By Claudie Benjamin
304 Columbus is notably plain. There’s no sign of tremendous creativity housed within. But often it’s astonishing what happens beneath the surface of things. In this case, what happens within these brick walls is exceptional. More specifically, in a studio apartment here: architect Gabriel Piedrahita has lived here with his wife Betsy for more than 20 years. He’s also worked out of the small studio that also serves as his office. His website portfolio shows images of Gabriel’s own designs and collaborative efforts that have produced grand, dramatic, and often elaborately conceived spaces for restaurants, casinos and hotels.
Beyond the designs for the hospitality industry Gabriel has also worked with teams on the Oculus and Terminal 8 at JFK as well as on projects such as the East Side Access that’s related to Grand Central Terminal. His portfolio also includes the renovation of a Greenwich Village townhouse that listed at $32 Million. His work has taken him to Guyana, Colombia, Moscow and China. He turned down an opportunity to work in Hong Kong. “How could I go there? My wife Betsy has a good job at the Council on Foreign Relations here. We have our apartment, a house in the country and two cats.”
After opening Volarch, his own firm about ten years ago, he’s never looked back on leaving the anonymity of team work on megaprojects, always valuing the freedom he has to design and consult on smaller, more personal jobs.
Gabriel talks about Betsy all the time. The couple clearly have found love and friendship together. They inspire each other and also have fun. Gabriel sees his life as an ongoing immigrant story in which he grasps work opportunities as they arrive, enjoys the experience to its fullest and then moves on if he doesn’t feel appreciated or the work is not challenging.
Born in Colombia, Gabriel studied architecture for a year in Colombia and then went to Argentina where he completed his undergraduate and graduate studies. He worked for a while for the building department in Medellín, Colombia’s second largest city, but found the work unsatisfying. Making his way to stay with an aunt in a suburban town in Florida, Gabriel set his sights on the adventures he might find in New York. His aunt purchased him a Greyhound ticket suggesting he might find a place that captured his imagination along the way. This didn’t happen. However, he did fall in love with NYC the minute he arrived at Port Authority despite, (to save the least) the terminal’s shabbiness. With no English at all, $100 in his pocket and a bag of M&M’s he went to live in a room provided by a friend of a friend in Queens.

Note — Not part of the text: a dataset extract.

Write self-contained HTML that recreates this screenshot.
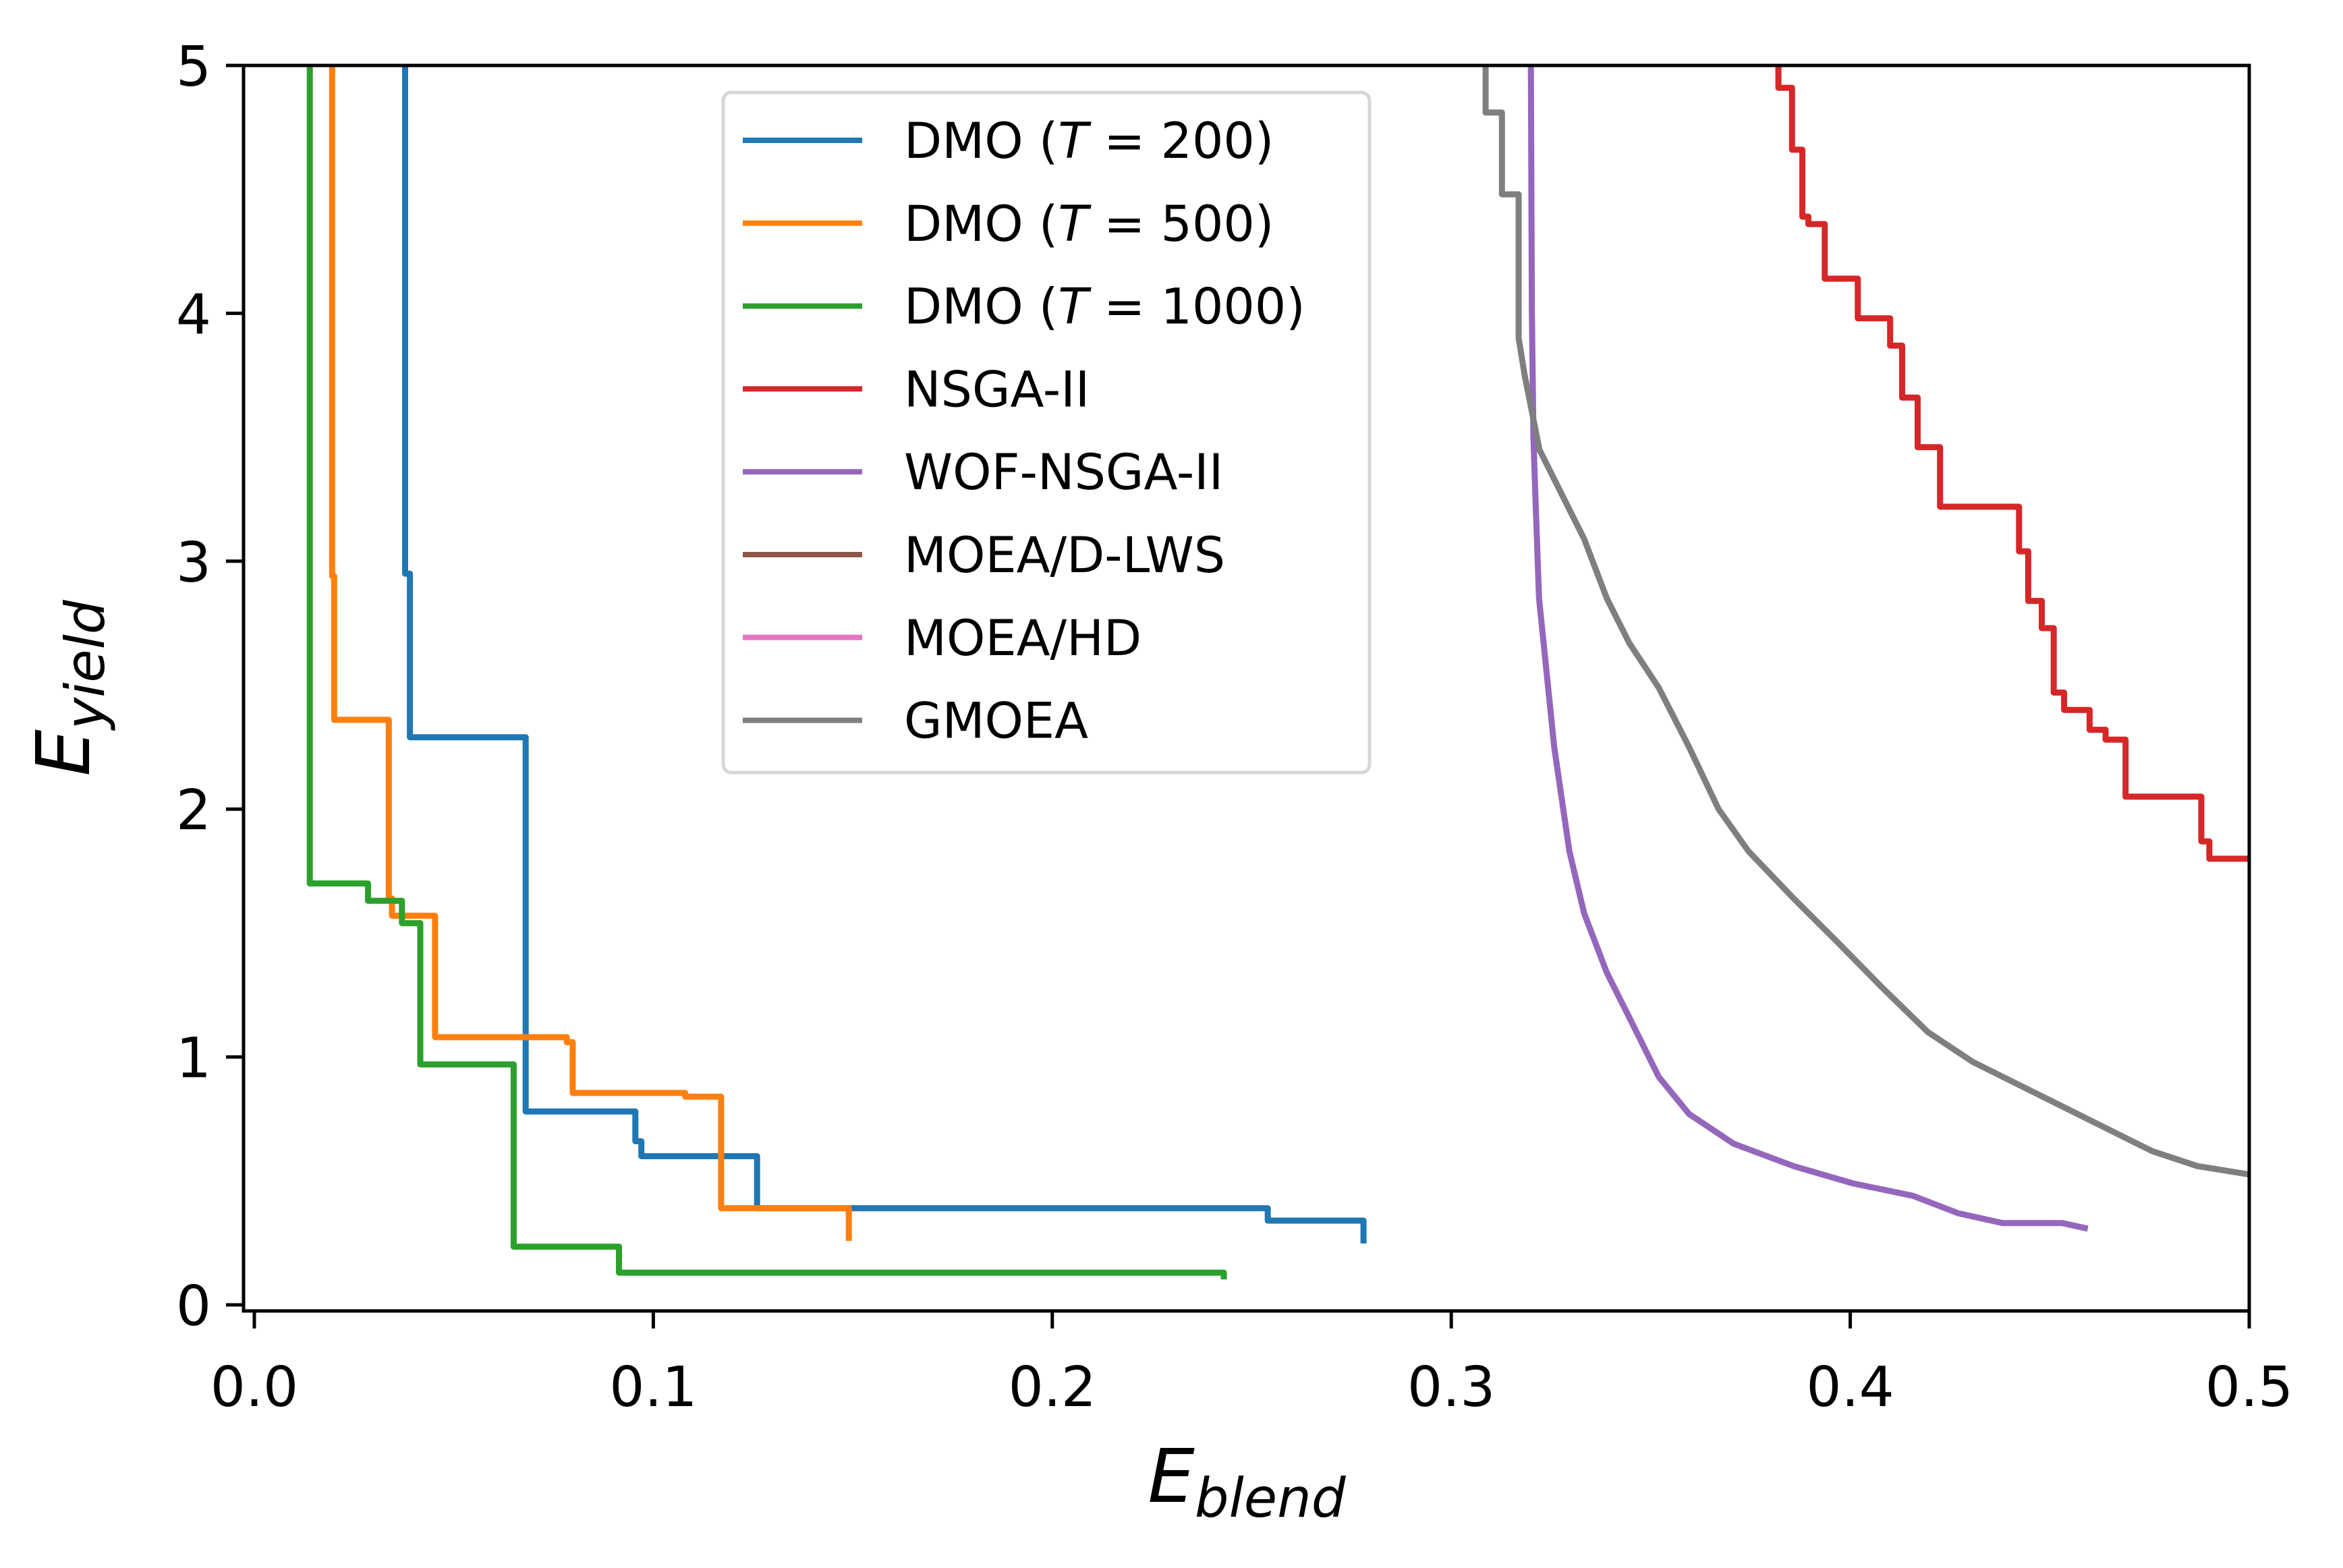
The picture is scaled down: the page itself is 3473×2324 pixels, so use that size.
<!DOCTYPE html>
<html><head><meta charset="utf-8"><style>
html,body{margin:0;padding:0;background:#fff;}
svg{display:block;font-family:"DejaVu Sans","Liberation Sans",sans-serif;}
</style></head><body>
<svg id="chart" width="3473" height="2324" viewBox="0 0 3473 2324" xmlns="http://www.w3.org/2000/svg">
<rect x="0" y="0" width="3473" height="2324" fill="#fff"/>
<g id="plot"></g>
<g id="axes"></g>
<g id="legend"></g>
</svg>
<script>
const xTicks = [0.0, 0.1, 0.2, 0.3, 0.4, 0.5];
const xTickLabels = ["0.0", "0.1", "0.2", "0.3", "0.4", "0.5"];
const yTicks = [0, 1, 2, 3, 4, 5];
const yTickLabels = ["0", "1", "2", "3", "4", "5"];
const seriesNames = ["DMO (T = 200)", "DMO (T = 500)", "DMO (T = 1000)", "NSGA-II", "WOF-NSGA-II", "MOEA/D-LWS", "MOEA/HD", "GMOEA"];
const dmo200X = [0.0378, 0.039, 0.068, 0.0955, 0.097, 0.126, 0.254, 0.278, 0.278];
const dmo200Y = [5.2, 2.95, 2.29, 0.78, 0.66, 0.60, 0.39, 0.34, 0.26];
const dmo500X = [0.0195, 0.020, 0.0337, 0.0345, 0.0453, 0.0783, 0.0798, 0.108, 0.117, 0.149, 0.149];
const dmo500Y = [5.2, 2.94, 2.36, 1.64, 1.57, 1.08, 1.06, 0.855, 0.84, 0.39, 0.27];
const dmo1000X = [0.0139, 0.0285, 0.037, 0.0416, 0.065, 0.0914, 0.243, 0.243];
const dmo1000Y = [5.2, 1.70, 1.63, 1.54, 0.97, 0.235, 0.13, 0.115];
const nsgaX = [0.382, 0.3854, 0.388, 0.3895, 0.3936, 0.4019, 0.410, 0.413, 0.4169, 0.4225, 0.4423, 0.4446, 0.448, 0.451, 0.4536, 0.46, 0.464, 0.469, 0.488, 0.490, 0.52];
const nsgaY = [5.2, 4.91, 4.66, 4.39, 4.36, 4.14, 3.98, 3.87, 3.66, 3.46, 3.22, 3.04, 2.84, 2.73, 2.47, 2.40, 2.32, 2.28, 2.05, 1.87, 1.80];
const wofX = [0.3199, 0.3202, 0.3206, 0.321, 0.322, 0.3258, 0.3296, 0.3333, 0.339, 0.3446, 0.352, 0.3596, 0.3708, 0.3858, 0.4007, 0.4157, 0.427, 0.4382, 0.4532, 0.4588];
const wofY = [5.2, 4.0, 3.5, 3.3, 2.85, 2.25, 1.83, 1.58, 1.34, 1.16, 0.92, 0.77, 0.65, 0.56, 0.49, 0.44, 0.37, 0.33, 0.33, 0.31];
const gmoeaX = [0.3086, 0.3086, 0.3127, 0.3127, 0.3169, 0.3169, 0.3184, 0.3221, 0.3277, 0.3333, 0.339, 0.3446, 0.352, 0.3596, 0.367, 0.3745, 0.3858, 0.397, 0.408, 0.4195, 0.4307, 0.4457, 0.4607, 0.4757, 0.487, 0.51];
const gmoeaY = [5.2, 4.81, 4.81, 4.48, 4.48, 3.9, 3.75, 3.45, 3.27, 3.09, 2.85, 2.67, 2.49, 2.25, 2.0, 1.83, 1.64, 1.46, 1.28, 1.10, 0.98, 0.86, 0.74, 0.62, 0.56, 0.50];
const colors = ["#1f77b4", "#ff7f0e", "#2ca02c", "#d62728", "#9467bd", "#8c564b", "#e377c2", "#7f7f7f"];

const NS = "http://www.w3.org/2000/svg";
const L = 361, R = 3334, T = 97, B = 1943;
const X0 = 377, X1 = 3334, Y0 = 1934, Y5 = 97;
function sx(v){ return X0 + (X1 - X0) * v / 0.5; }
function sy(v){ return Y0 + (Y5 - Y0) * v / 5; }
function mk(tag, attrs, parent){ const e = document.createElementNS(NS, tag); for (const k in attrs) e.setAttribute(k, attrs[k]); parent.appendChild(e); return e; }

const svg = document.getElementById('chart');
const plot = document.getElementById('plot');
const axes = document.getElementById('axes');
const legend = document.getElementById('legend');

const defs = mk('defs', {}, svg);
const cp = mk('clipPath', {id: 'clip'}, defs);
mk('rect', {x: L, y: T, width: R - L, height: B - T}, cp);
plot.setAttribute('clip-path', 'url(#clip)');

function stepPath(xs, ys){
  let d = 'M' + sx(xs[0]).toFixed(1) + ',' + sy(ys[0]).toFixed(1);
  for (let i = 1; i < xs.length; i++){
    d += ' V' + sy(ys[i]).toFixed(1) + ' H' + sx(xs[i]).toFixed(1);
  }
  return d;
}
function linePath(xs, ys){
  let d = '';
  for (let i = 0; i < xs.length; i++){
    d += (i ? ' L' : 'M') + sx(xs[i]).toFixed(1) + ',' + sy(ys[i]).toFixed(1);
  }
  return d;
}
const series = [
  [dmo200X, dmo200Y, 0, 'dmo-200-line', true],
  [dmo500X, dmo500Y, 1, 'dmo-500-line', true],
  [dmo1000X, dmo1000Y, 2, 'dmo-1000-line', true],
  [nsgaX, nsgaY, 3, 'nsga-ii-line', true],
  [wofX, wofY, 4, 'wof-nsga-ii-line', false],
  [gmoeaX, gmoeaY, 7, 'gmoea-line', false]
];
series.forEach(s => {
  const d = s[4] ? stepPath(s[0], s[1]) : linePath(s[0], s[1]);
  const p = mk('path', {d: d, fill: 'none', stroke: colors[s[2]], 'stroke-width': 9, 'stroke-linejoin': 'round', 'stroke-linecap': 'square'}, plot);
  
  
});

const frame = mk('rect', {x: L, y: T, width: R - L, height: B - T, fill: 'none', stroke: '#000', 'stroke-width': 5}, axes);



xTicks.forEach((v, i) => {
  const x = sx(v);
  const t = mk('line', {x1: x, x2: x, y1: B, y2: B + 26, stroke: '#000', 'stroke-width': 5}, axes);
  
  
  const lb = mk('text', {x: x, y: 2084, 'font-size': 82, 'text-anchor': 'middle', fill: '#000'}, axes);
  lb.textContent = xTickLabels[i];
  
  
});
yTicks.forEach((v, i) => {
  const y = sy(v);
  const t = mk('line', {x1: L - 26, x2: L, y1: y, y2: y, stroke: '#000', 'stroke-width': 5}, axes);
  
  
  const lb = mk('text', {x: L - 48, y: y + 30, 'font-size': 82, 'text-anchor': 'end', fill: '#000'}, axes);
  lb.textContent = yTickLabels[i];
  
  
});

const xt = mk('text', {x: 1848, y: 2226, 'font-size': 110, 'text-anchor': 'middle', 'font-style': 'italic', fill: '#000'}, axes);
xt.innerHTML = 'E<tspan font-size="80" dy="22">blend</tspan>';


const yt = mk('text', {x: 0, y: 0, 'font-size': 110, 'text-anchor': 'middle', 'font-style': 'italic', fill: '#000', transform: 'translate(132,1020) rotate(-90)'}, axes);
yt.innerHTML = 'E<tspan font-size="80" dy="22">yield</tspan>';



const box = mk('rect', {x: 1072, y: 137, width: 958, height: 1008, rx: 12, fill: '#fff', 'fill-opacity': 0.8, stroke: '#d6d6d6', 'stroke-width': 5}, legend);


const rowY0 = 208, rowStep = 122.8;
seriesNames.forEach((n, i) => {
  const y = rowY0 + i * rowStep;
  const g = mk('g', {}, legend);
  
  
  mk('line', {x1: 1101, x2: 1278, y1: y, y2: y, stroke: colors[i], 'stroke-width': 8}, g);
  const tx = mk('text', {x: 1340, y: y + 26, 'font-size': 73, fill: '#000'}, g);
  const m = n.match(/^DMO \(T = (\d+)\)$/);
  if (m) tx.innerHTML = 'DMO (<tspan font-style="italic">T</tspan> = ' + m[1] + ')';
  else tx.textContent = n;
});
</script>
</body></html>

“Someone told me they were hiring on Columbus Avenue. I didn’t even know what Columbus Avenue was.” But, he hopped on the #7 Subway, found his way to Columbus and was hired on the spot as an assistant at a frame shop then located at the Northeast corner of Columbus Avenue where HSBC used to be. The space is now vacant. While working at the frame shop, Gabriel first set eyes in Betsy when she walked in to browse postcards. “She was 6’ tall and blond….” Betsy’s father was Norwegian and her mother was Colombian. She spoke Spanish fluently. She did not take up Gabriel’s offer to come back to the store although he offered her all available discounts. He hoped for weeks he would run into her…until one day it happened. They became friends, fell in love, married and still live in the studio apartment Betsy had first rented when she moved to New York from California years before she and Gabriel met.
Much as Gabriel loves the city, he also is enthralled with the mountains and Catskills countryside. Convincing Betsy that country did not have to mean suburbia, the couple bought land in the upstate New York village of Tannersville. The beautiful house he designed for them is very light, spacious. It’s invitingly comfortable for indoor living and settling out on the deck. This project has led to other residential commissions in the area.
Hiking, skiing and gardening—and access to high speed Internet for virtual communications—are all part of this way of living for which the couple were grateful during the most restrictive months of the Covid period. Now, they are beginning to pick up their pre-Covid routine of splitting time between country and city.